DATA PROVIDED>
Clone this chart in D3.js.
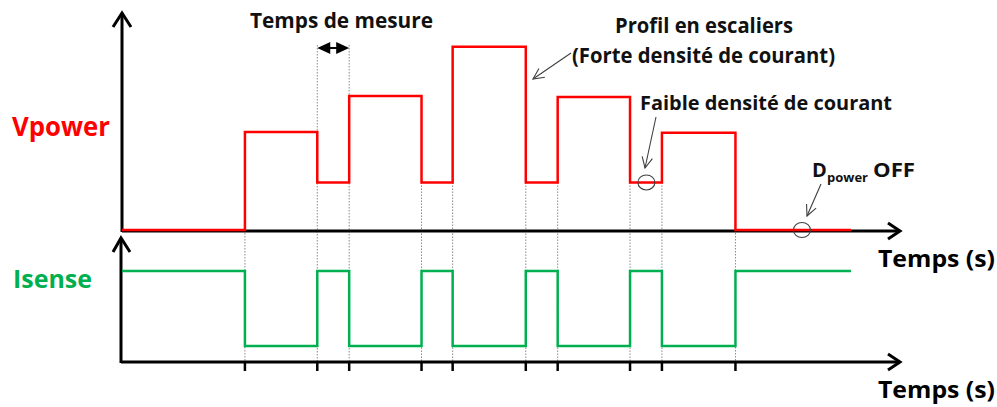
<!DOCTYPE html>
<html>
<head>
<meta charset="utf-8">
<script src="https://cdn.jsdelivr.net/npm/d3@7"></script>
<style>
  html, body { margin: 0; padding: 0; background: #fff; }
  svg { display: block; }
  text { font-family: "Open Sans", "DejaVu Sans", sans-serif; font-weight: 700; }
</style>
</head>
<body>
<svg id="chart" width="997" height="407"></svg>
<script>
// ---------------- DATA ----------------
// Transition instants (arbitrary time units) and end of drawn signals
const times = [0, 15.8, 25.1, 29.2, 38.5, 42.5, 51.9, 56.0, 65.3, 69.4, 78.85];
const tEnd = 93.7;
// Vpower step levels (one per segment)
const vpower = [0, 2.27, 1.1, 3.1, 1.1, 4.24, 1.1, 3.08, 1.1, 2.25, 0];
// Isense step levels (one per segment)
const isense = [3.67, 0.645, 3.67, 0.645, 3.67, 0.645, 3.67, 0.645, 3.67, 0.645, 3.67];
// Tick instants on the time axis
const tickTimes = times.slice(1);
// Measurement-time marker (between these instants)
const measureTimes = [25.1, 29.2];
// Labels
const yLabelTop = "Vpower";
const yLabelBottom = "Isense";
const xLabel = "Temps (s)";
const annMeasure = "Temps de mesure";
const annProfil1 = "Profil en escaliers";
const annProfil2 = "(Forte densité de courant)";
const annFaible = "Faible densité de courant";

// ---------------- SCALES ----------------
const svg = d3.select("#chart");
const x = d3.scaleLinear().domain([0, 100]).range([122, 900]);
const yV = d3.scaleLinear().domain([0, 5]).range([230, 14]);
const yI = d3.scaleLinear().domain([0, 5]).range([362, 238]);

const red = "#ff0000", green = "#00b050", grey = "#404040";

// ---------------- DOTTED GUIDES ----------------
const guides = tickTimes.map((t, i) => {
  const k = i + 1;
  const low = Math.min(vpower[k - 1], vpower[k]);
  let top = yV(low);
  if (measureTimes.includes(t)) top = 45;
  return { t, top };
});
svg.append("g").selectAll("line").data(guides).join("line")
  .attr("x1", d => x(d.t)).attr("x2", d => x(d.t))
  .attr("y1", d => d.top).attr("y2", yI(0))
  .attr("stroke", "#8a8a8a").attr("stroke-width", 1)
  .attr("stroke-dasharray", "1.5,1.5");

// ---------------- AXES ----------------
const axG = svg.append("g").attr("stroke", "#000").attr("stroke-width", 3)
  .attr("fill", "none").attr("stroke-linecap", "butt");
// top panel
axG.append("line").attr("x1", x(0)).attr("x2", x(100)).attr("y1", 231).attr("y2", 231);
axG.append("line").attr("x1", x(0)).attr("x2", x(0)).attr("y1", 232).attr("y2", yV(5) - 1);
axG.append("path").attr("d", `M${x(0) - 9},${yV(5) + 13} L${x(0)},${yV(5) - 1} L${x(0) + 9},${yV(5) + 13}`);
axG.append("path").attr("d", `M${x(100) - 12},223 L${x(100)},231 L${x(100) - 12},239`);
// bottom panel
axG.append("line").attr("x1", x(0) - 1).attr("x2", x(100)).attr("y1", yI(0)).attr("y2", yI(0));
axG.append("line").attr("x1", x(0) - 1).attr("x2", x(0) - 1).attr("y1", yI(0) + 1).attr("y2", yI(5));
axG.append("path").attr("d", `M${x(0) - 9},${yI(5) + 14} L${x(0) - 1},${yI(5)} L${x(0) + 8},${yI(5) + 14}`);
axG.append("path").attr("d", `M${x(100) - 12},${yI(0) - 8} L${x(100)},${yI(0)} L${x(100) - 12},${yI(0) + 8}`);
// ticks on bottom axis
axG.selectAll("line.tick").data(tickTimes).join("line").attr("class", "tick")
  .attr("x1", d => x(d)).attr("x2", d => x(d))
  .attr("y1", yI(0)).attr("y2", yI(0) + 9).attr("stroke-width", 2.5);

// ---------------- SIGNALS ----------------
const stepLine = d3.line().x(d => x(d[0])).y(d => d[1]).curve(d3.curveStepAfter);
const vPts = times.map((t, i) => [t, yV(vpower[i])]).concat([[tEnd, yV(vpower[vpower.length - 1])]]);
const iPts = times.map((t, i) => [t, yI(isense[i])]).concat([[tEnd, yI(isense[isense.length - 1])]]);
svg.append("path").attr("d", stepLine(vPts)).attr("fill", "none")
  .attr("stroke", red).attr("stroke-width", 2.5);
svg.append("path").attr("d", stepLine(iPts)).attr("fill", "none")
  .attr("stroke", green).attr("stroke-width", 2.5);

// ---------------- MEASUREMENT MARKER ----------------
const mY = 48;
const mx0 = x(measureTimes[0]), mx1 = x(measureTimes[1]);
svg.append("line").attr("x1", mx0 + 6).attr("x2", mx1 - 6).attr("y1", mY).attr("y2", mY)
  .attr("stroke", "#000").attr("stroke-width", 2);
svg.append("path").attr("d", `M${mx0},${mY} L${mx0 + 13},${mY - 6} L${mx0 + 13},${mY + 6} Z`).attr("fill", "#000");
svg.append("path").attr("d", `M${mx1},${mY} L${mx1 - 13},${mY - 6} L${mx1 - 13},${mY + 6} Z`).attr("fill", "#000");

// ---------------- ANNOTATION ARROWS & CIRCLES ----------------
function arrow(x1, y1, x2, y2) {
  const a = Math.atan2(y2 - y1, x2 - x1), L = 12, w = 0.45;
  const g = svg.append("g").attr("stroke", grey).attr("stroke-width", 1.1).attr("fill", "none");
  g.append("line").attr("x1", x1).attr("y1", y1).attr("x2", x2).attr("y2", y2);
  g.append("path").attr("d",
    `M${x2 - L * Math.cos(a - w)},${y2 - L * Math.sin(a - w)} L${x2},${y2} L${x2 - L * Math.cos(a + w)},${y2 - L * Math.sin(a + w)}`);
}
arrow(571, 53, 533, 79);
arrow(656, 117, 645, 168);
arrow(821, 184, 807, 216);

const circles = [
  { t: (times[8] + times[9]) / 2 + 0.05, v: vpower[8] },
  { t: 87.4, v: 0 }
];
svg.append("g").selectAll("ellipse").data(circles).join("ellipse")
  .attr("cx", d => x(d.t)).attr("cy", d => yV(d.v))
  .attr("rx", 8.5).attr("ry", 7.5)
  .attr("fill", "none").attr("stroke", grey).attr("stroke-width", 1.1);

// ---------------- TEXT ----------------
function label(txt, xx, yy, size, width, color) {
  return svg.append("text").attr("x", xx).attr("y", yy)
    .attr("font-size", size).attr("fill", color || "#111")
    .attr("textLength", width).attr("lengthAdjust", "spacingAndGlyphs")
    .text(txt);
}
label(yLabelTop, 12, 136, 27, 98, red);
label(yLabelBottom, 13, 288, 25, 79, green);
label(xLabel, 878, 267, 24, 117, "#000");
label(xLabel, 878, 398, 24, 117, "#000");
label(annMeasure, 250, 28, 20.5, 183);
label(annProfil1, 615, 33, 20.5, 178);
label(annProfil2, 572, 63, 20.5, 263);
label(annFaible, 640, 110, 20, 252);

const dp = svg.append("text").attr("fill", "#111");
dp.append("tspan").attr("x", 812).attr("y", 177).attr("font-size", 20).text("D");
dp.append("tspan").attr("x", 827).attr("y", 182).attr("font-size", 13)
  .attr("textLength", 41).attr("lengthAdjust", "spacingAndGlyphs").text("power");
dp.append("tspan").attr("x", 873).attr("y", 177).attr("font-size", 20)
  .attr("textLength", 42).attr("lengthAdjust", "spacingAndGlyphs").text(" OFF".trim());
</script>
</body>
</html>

WHAT YOU WILL DO> Transcribe the whole listing exactly. Pictures stay out of your copy.

FINISHED EXERCISE>
Clone this chart in D3.js.
<!DOCTYPE html>
<html>
<head>
<meta charset="utf-8">
<script src="https://cdn.jsdelivr.net/npm/d3@7"></script>
<style>
  html, body { margin: 0; padding: 0; background: #fff; }
  svg { display: block; }
  text { font-family: "Open Sans", "DejaVu Sans", sans-serif; font-weight: 700; }
</style>
</head>
<body>
<svg id="chart" width="997" height="407"></svg>
<script>
// ---------------- DATA ----------------
// Transition instants (arbitrary time units) and end of drawn signals
const times = [0, 15.8, 25.1, 29.2, 38.5, 42.5, 51.9, 56.0, 65.3, 69.4, 78.85];
const tEnd = 93.7;
// Vpower step levels (one per segment)
const vpower = [0, 2.27, 1.1, 3.1, 1.1, 4.24, 1.1, 3.08, 1.1, 2.25, 0];
// Isense step levels (one per segment)
const isense = [3.67, 0.645, 3.67, 0.645, 3.67, 0.645, 3.67, 0.645, 3.67, 0.645, 3.67];
// Tick instants on the time axis
const tickTimes = times.slice(1);
// Measurement-time marker (between these instants)
const measureTimes = [25.1, 29.2];
// Labels
const yLabelTop = "Vpower";
const yLabelBottom = "Isense";
const xLabel = "Temps (s)";
const annMeasure = "Temps de mesure";
const annProfil1 = "Profil en escaliers";
const annProfil2 = "(Forte densité de courant)";
const annFaible = "Faible densité de courant";

// ---------------- SCALES ----------------
const svg = d3.select("#chart");
const x = d3.scaleLinear().domain([0, 100]).range([122, 900]);
const yV = d3.scaleLinear().domain([0, 5]).range([230, 14]);
const yI = d3.scaleLinear().domain([0, 5]).range([362, 238]);

const red = "#ff0000", green = "#00b050", grey = "#404040";

// ---------------- DOTTED GUIDES ----------------
const guides = tickTimes.map((t, i) => {
  const k = i + 1;
  const low = Math.min(vpower[k - 1], vpower[k]);
  let top = yV(low);
  if (measureTimes.includes(t)) top = 45;
  return { t, top };
});
svg.append("g").selectAll("line").data(guides).join("line")
  .attr("x1", d => x(d.t)).attr("x2", d => x(d.t))
  .attr("y1", d => d.top).attr("y2", yI(0))
  .attr("stroke", "#8a8a8a").attr("stroke-width", 1)
  .attr("stroke-dasharray", "1.5,1.5");

// ---------------- AXES ----------------
const axG = svg.append("g").attr("stroke", "#000").attr("stroke-width", 3)
  .attr("fill", "none").attr("stroke-linecap", "butt");
// top panel
axG.append("line").attr("x1", x(0)).attr("x2", x(100)).attr("y1", 231).attr("y2", 231);
axG.append("line").attr("x1", x(0)).attr("x2", x(0)).attr("y1", 232).attr("y2", yV(5) - 1);
axG.append("path").attr("d", `M${x(0) - 9},${yV(5) + 13} L${x(0)},${yV(5) - 1} L${x(0) + 9},${yV(5) + 13}`);
axG.append("path").attr("d", `M${x(100) - 12},223 L${x(100)},231 L${x(100) - 12},239`);
// bottom panel
axG.append("line").attr("x1", x(0) - 1).attr("x2", x(100)).attr("y1", yI(0)).attr("y2", yI(0));
axG.append("line").attr("x1", x(0) - 1).attr("x2", x(0) - 1).attr("y1", yI(0) + 1).attr("y2", yI(5));
axG.append("path").attr("d", `M${x(0) - 9},${yI(5) + 14} L${x(0) - 1},${yI(5)} L${x(0) + 8},${yI(5) + 14}`);
axG.append("path").attr("d", `M${x(100) - 12},${yI(0) - 8} L${x(100)},${yI(0)} L${x(100) - 12},${yI(0) + 8}`);
// ticks on bottom axis
axG.selectAll("line.tick").data(tickTimes).join("line").attr("class", "tick")
  .attr("x1", d => x(d)).attr("x2", d => x(d))
  .attr("y1", yI(0)).attr("y2", yI(0) + 9).attr("stroke-width", 2.5);

// ---------------- SIGNALS ----------------
const stepLine = d3.line().x(d => x(d[0])).y(d => d[1]).curve(d3.curveStepAfter);
const vPts = times.map((t, i) => [t, yV(vpower[i])]).concat([[tEnd, yV(vpower[vpower.length - 1])]]);
const iPts = times.map((t, i) => [t, yI(isense[i])]).concat([[tEnd, yI(isense[isense.length - 1])]]);
svg.append("path").attr("d", stepLine(vPts)).attr("fill", "none")
  .attr("stroke", red).attr("stroke-width", 2.5);
svg.append("path").attr("d", stepLine(iPts)).attr("fill", "none")
  .attr("stroke", green).attr("stroke-width", 2.5);

// ---------------- MEASUREMENT MARKER ----------------
const mY = 48;
const mx0 = x(measureTimes[0]), mx1 = x(measureTimes[1]);
svg.append("line").attr("x1", mx0 + 6).attr("x2", mx1 - 6).attr("y1", mY).attr("y2", mY)
  .attr("stroke", "#000").attr("stroke-width", 2);
svg.append("path").attr("d", `M${mx0},${mY} L${mx0 + 13},${mY - 6} L${mx0 + 13},${mY + 6} Z`).attr("fill", "#000");
svg.append("path").attr("d", `M${mx1},${mY} L${mx1 - 13},${mY - 6} L${mx1 - 13},${mY + 6} Z`).attr("fill", "#000");

// ---------------- ANNOTATION ARROWS & CIRCLES ----------------
function arrow(x1, y1, x2, y2) {
  const a = Math.atan2(y2 - y1, x2 - x1), L = 12, w = 0.45;
  const g = svg.append("g").attr("stroke", grey).attr("stroke-width", 1.1).attr("fill", "none");
  g.append("line").attr("x1", x1).attr("y1", y1).attr("x2", x2).attr("y2", y2);
  g.append("path").attr("d",
    `M${x2 - L * Math.cos(a - w)},${y2 - L * Math.sin(a - w)} L${x2},${y2} L${x2 - L * Math.cos(a + w)},${y2 - L * Math.sin(a + w)}`);
}
arrow(571, 53, 533, 79);
arrow(656, 117, 645, 168);
arrow(821, 184, 807, 216);

const circles = [
  { t: (times[8] + times[9]) / 2 + 0.05, v: vpower[8] },
  { t: 87.4, v: 0 }
];
svg.append("g").selectAll("ellipse").data(circles).join("ellipse")
  .attr("cx", d => x(d.t)).attr("cy", d => yV(d.v))
  .attr("rx", 8.5).attr("ry", 7.5)
  .attr("fill", "none").attr("stroke", grey).attr("stroke-width", 1.1);

// ---------------- TEXT ----------------
function label(txt, xx, yy, size, width, color) {
  return svg.append("text").attr("x", xx).attr("y", yy)
    .attr("font-size", size).attr("fill", color || "#111")
    .attr("textLength", width).attr("lengthAdjust", "spacingAndGlyphs")
    .text(txt);
}
label(yLabelTop, 12, 136, 27, 98, red);
label(yLabelBottom, 13, 288, 25, 79, green);
label(xLabel, 878, 267, 24, 117, "#000");
label(xLabel, 878, 398, 24, 117, "#000");
label(annMeasure, 250, 28, 20.5, 183);
label(annProfil1, 615, 33, 20.5, 178);
label(annProfil2, 572, 63, 20.5, 263);
label(annFaible, 640, 110, 20, 252);

const dp = svg.append("text").attr("fill", "#111");
dp.append("tspan").attr("x", 812).attr("y", 177).attr("font-size", 20).text("D");
dp.append("tspan").attr("x", 827).attr("y", 182).attr("font-size", 13)
  .attr("textLength", 41).attr("lengthAdjust", "spacingAndGlyphs").text("power");
dp.append("tspan").attr("x", 873).attr("y", 177).attr("font-size", 20)
  .attr("textLength", 42).attr("lengthAdjust", "spacingAndGlyphs").text(" OFF".trim());
</script>
</body>
</html>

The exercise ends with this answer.